I think you're confusing different discussions. The reference to long periods of time was not about the current deficit issue, it was in reference to my claim that discussing ideology makes more sense than discussing party. Which it does, for the reasons I listed.

As for Democrats not doing "destructive things," that's becauses Bush's deficits didn't do destructive things. Historically they weren't even especially large as a percentage of GDP--they got headlines because people could say they were "records" in a nominal sense, even though measuring them that way makes zero sense. If they had ever even gotten within hailing distance of a credit downgrade, you'd better believe Democrats would've eviscerated him for it. But they couldn't, because it wouldn't be accurate and it wouldn't fly with the electorate, and most of their outrage was directed towards the way. The degree to which they held back is the degree to which it was politically advisable to do so; it wasn't out of some good hearted sense of political propriety.

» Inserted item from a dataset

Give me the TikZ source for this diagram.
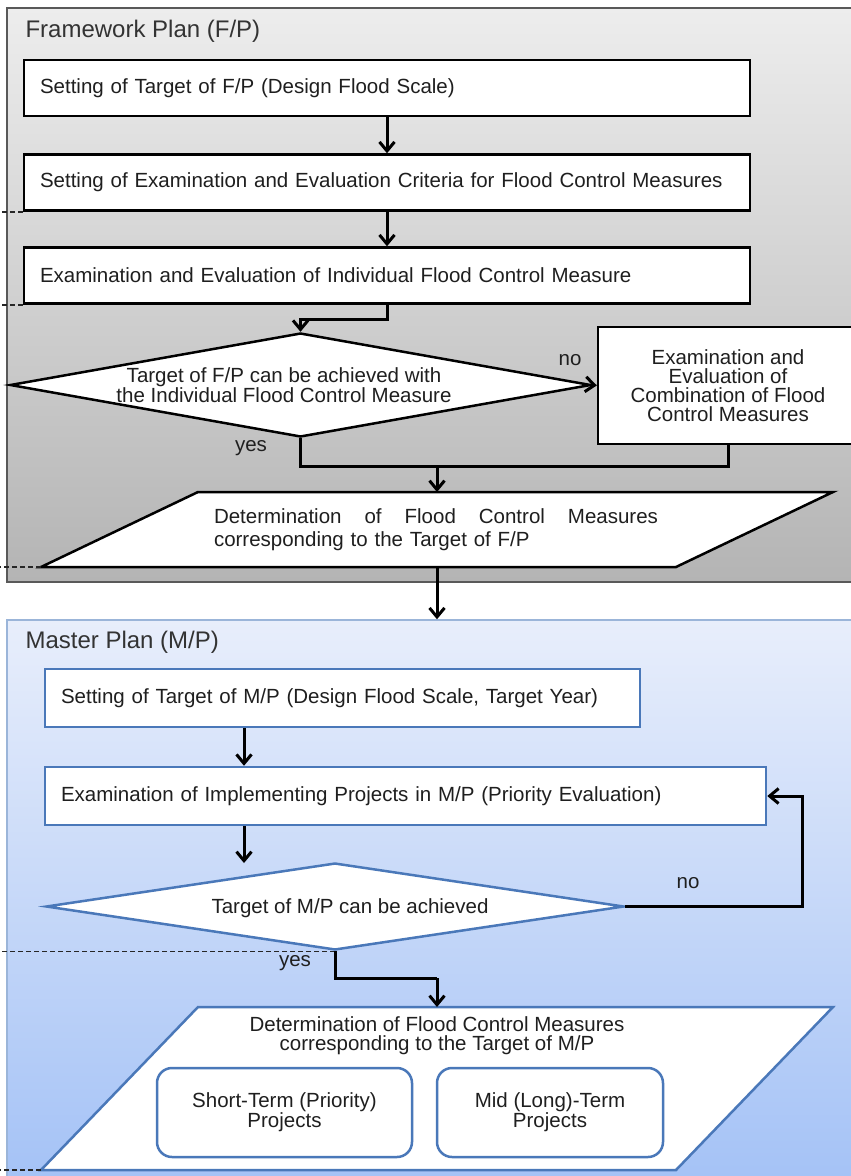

There's no hypocrisy, unless you want to a) conflate situations that are highly different, or b) accuse them of a type of political hypocrisy which is almost entirely universal and is only a form of attrition that scores no net points for Democrats.

I'm not sure how we keep going round on this when these two points remain completely unchanged. Waiting a couple of weeks before making the same accusation doesn't mean it's suddenly going to hold together.



will.15's Avatar
Semper Fooey
The Gingrich face-off had nothing to do with a credit downgrade risk.